Exercise details
Transcribe the full listing exactly, and drop every picture.

Stored data
*****

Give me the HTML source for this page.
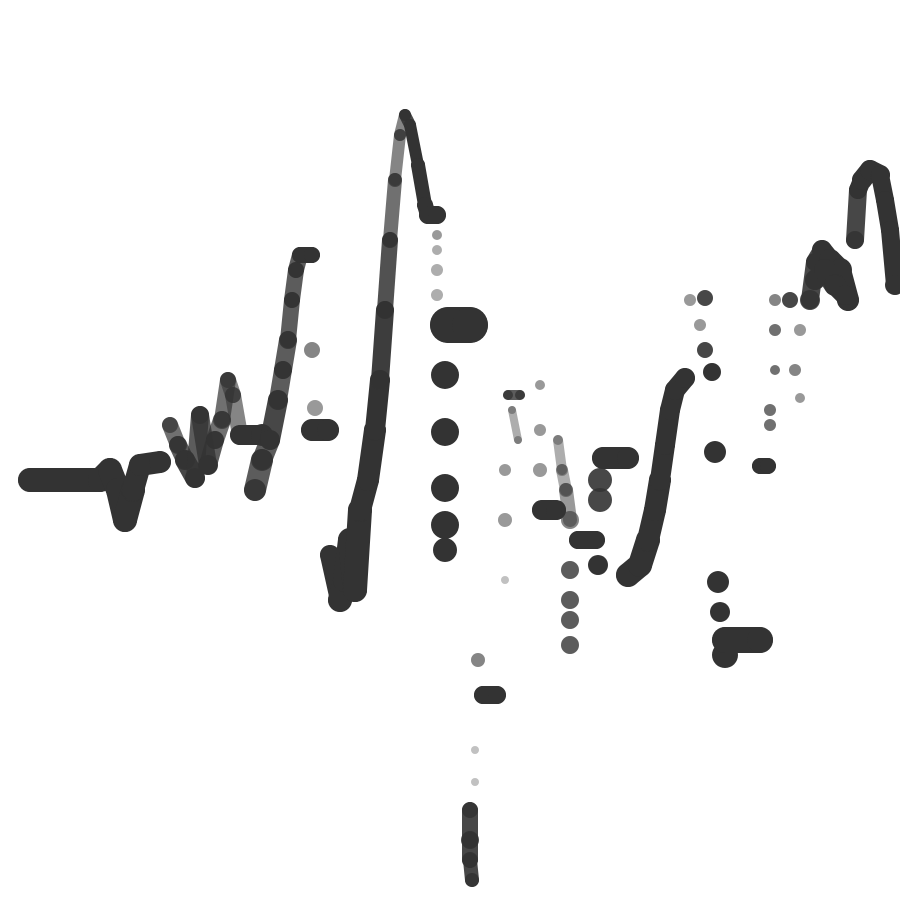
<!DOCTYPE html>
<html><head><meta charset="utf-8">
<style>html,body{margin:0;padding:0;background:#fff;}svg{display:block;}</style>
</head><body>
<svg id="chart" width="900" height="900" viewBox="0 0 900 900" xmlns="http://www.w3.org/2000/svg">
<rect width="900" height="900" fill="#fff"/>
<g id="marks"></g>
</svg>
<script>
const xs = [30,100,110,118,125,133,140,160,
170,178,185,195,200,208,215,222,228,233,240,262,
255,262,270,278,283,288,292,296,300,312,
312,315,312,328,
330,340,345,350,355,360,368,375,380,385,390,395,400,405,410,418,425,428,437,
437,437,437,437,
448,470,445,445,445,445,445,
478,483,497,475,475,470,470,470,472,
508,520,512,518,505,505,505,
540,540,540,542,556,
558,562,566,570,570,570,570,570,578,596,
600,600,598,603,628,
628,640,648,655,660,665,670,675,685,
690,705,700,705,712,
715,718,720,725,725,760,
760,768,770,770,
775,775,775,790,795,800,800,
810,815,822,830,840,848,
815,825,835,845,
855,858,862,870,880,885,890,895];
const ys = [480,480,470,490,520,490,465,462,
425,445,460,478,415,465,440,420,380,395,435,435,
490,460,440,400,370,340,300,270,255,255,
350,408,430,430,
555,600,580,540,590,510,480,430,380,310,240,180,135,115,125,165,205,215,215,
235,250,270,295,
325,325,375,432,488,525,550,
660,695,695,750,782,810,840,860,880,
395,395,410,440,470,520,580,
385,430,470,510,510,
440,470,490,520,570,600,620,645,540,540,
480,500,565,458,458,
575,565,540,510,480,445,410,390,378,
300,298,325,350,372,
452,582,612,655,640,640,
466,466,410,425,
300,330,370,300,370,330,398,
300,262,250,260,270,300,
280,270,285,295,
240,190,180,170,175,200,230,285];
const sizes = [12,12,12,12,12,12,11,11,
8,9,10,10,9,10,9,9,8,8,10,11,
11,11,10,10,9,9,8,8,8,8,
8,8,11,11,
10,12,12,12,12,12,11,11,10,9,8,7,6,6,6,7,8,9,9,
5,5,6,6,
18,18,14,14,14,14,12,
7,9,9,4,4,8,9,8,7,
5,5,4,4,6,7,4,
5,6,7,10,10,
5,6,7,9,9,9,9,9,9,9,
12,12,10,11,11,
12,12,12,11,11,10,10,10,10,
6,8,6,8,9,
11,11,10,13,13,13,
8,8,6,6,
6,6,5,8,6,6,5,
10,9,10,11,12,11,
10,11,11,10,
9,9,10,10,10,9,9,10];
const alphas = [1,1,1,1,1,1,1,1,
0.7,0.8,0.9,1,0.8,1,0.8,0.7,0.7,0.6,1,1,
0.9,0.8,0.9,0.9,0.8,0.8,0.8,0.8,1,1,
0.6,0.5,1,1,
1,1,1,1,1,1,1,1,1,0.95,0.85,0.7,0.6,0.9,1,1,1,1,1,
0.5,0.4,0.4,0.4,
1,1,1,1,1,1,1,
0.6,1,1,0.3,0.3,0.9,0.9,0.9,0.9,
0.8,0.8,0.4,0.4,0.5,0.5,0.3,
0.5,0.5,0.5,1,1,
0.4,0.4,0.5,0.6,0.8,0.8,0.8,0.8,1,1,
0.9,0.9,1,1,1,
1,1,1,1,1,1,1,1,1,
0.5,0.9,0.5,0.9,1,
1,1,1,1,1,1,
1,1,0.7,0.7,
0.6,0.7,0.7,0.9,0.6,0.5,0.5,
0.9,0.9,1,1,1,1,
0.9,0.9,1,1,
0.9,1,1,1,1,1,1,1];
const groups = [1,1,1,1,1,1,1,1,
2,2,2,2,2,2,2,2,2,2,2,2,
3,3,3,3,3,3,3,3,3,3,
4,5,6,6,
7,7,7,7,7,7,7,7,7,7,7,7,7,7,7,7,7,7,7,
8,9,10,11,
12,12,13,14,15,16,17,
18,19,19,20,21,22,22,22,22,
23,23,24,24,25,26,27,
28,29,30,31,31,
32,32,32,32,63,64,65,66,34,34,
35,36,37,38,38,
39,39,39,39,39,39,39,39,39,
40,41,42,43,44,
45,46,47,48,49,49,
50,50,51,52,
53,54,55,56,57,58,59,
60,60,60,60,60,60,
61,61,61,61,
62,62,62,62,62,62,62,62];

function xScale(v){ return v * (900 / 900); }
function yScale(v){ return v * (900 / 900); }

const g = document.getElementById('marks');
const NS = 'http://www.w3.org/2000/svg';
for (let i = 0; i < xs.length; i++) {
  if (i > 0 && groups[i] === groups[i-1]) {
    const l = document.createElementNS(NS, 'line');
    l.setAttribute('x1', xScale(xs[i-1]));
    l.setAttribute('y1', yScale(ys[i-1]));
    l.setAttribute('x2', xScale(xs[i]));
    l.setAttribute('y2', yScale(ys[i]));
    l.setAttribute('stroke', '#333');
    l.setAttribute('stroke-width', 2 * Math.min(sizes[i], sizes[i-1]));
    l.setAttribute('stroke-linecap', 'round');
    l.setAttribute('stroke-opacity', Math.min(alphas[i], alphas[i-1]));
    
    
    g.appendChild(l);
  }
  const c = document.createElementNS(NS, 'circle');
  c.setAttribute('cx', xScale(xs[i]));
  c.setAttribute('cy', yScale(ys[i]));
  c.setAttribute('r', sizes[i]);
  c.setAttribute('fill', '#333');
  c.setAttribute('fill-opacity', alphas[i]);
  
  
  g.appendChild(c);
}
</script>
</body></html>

*****

Reply to the exercise
Give me the HTML source for this page.
<!DOCTYPE html>
<html><head><meta charset="utf-8">
<style>html,body{margin:0;padding:0;background:#fff;}svg{display:block;}</style>
</head><body>
<svg id="chart" width="900" height="900" viewBox="0 0 900 900" xmlns="http://www.w3.org/2000/svg">
<rect width="900" height="900" fill="#fff"/>
<g id="marks"></g>
</svg>
<script>
const xs = [30,100,110,118,125,133,140,160,
170,178,185,195,200,208,215,222,228,233,240,262,
255,262,270,278,283,288,292,296,300,312,
312,315,312,328,
330,340,345,350,355,360,368,375,380,385,390,395,400,405,410,418,425,428,437,
437,437,437,437,
448,470,445,445,445,445,445,
478,483,497,475,475,470,470,470,472,
508,520,512,518,505,505,505,
540,540,540,542,556,
558,562,566,570,570,570,570,570,578,596,
600,600,598,603,628,
628,640,648,655,660,665,670,675,685,
690,705,700,705,712,
715,718,720,725,725,760,
760,768,770,770,
775,775,775,790,795,800,800,
810,815,822,830,840,848,
815,825,835,845,
855,858,862,870,880,885,890,895];
const ys = [480,480,470,490,520,490,465,462,
425,445,460,478,415,465,440,420,380,395,435,435,
490,460,440,400,370,340,300,270,255,255,
350,408,430,430,
555,600,580,540,590,510,480,430,380,310,240,180,135,115,125,165,205,215,215,
235,250,270,295,
325,325,375,432,488,525,550,
660,695,695,750,782,810,840,860,880,
395,395,410,440,470,520,580,
385,430,470,510,510,
440,470,490,520,570,600,620,645,540,540,
480,500,565,458,458,
575,565,540,510,480,445,410,390,378,
300,298,325,350,372,
452,582,612,655,640,640,
466,466,410,425,
300,330,370,300,370,330,398,
300,262,250,260,270,300,
280,270,285,295,
240,190,180,170,175,200,230,285];
const sizes = [12,12,12,12,12,12,11,11,
8,9,10,10,9,10,9,9,8,8,10,11,
11,11,10,10,9,9,8,8,8,8,
8,8,11,11,
10,12,12,12,12,12,11,11,10,9,8,7,6,6,6,7,8,9,9,
5,5,6,6,
18,18,14,14,14,14,12,
7,9,9,4,4,8,9,8,7,
5,5,4,4,6,7,4,
5,6,7,10,10,
5,6,7,9,9,9,9,9,9,9,
12,12,10,11,11,
12,12,12,11,11,10,10,10,10,
6,8,6,8,9,
11,11,10,13,13,13,
8,8,6,6,
6,6,5,8,6,6,5,
10,9,10,11,12,11,
10,11,11,10,
9,9,10,10,10,9,9,10];
const alphas = [1,1,1,1,1,1,1,1,
0.7,0.8,0.9,1,0.8,1,0.8,0.7,0.7,0.6,1,1,
0.9,0.8,0.9,0.9,0.8,0.8,0.8,0.8,1,1,
0.6,0.5,1,1,
1,1,1,1,1,1,1,1,1,0.95,0.85,0.7,0.6,0.9,1,1,1,1,1,
0.5,0.4,0.4,0.4,
1,1,1,1,1,1,1,
0.6,1,1,0.3,0.3,0.9,0.9,0.9,0.9,
0.8,0.8,0.4,0.4,0.5,0.5,0.3,
0.5,0.5,0.5,1,1,
0.4,0.4,0.5,0.6,0.8,0.8,0.8,0.8,1,1,
0.9,0.9,1,1,1,
1,1,1,1,1,1,1,1,1,
0.5,0.9,0.5,0.9,1,
1,1,1,1,1,1,
1,1,0.7,0.7,
0.6,0.7,0.7,0.9,0.6,0.5,0.5,
0.9,0.9,1,1,1,1,
0.9,0.9,1,1,
0.9,1,1,1,1,1,1,1];
const groups = [1,1,1,1,1,1,1,1,
2,2,2,2,2,2,2,2,2,2,2,2,
3,3,3,3,3,3,3,3,3,3,
4,5,6,6,
7,7,7,7,7,7,7,7,7,7,7,7,7,7,7,7,7,7,7,
8,9,10,11,
12,12,13,14,15,16,17,
18,19,19,20,21,22,22,22,22,
23,23,24,24,25,26,27,
28,29,30,31,31,
32,32,32,32,63,64,65,66,34,34,
35,36,37,38,38,
39,39,39,39,39,39,39,39,39,
40,41,42,43,44,
45,46,47,48,49,49,
50,50,51,52,
53,54,55,56,57,58,59,
60,60,60,60,60,60,
61,61,61,61,
62,62,62,62,62,62,62,62];

function xScale(v){ return v * (900 / 900); }
function yScale(v){ return v * (900 / 900); }

const g = document.getElementById('marks');
const NS = 'http://www.w3.org/2000/svg';
for (let i = 0; i < xs.length; i++) {
  if (i > 0 && groups[i] === groups[i-1]) {
    const l = document.createElementNS(NS, 'line');
    l.setAttribute('x1', xScale(xs[i-1]));
    l.setAttribute('y1', yScale(ys[i-1]));
    l.setAttribute('x2', xScale(xs[i]));
    l.setAttribute('y2', yScale(ys[i]));
    l.setAttribute('stroke', '#333');
    l.setAttribute('stroke-width', 2 * Math.min(sizes[i], sizes[i-1]));
    l.setAttribute('stroke-linecap', 'round');
    l.setAttribute('stroke-opacity', Math.min(alphas[i], alphas[i-1]));
    
    
    g.appendChild(l);
  }
  const c = document.createElementNS(NS, 'circle');
  c.setAttribute('cx', xScale(xs[i]));
  c.setAttribute('cy', yScale(ys[i]));
  c.setAttribute('r', sizes[i]);
  c.setAttribute('fill', '#333');
  c.setAttribute('fill-opacity', alphas[i]);
  
  
  g.appendChild(c);
}
</script>
</body></html>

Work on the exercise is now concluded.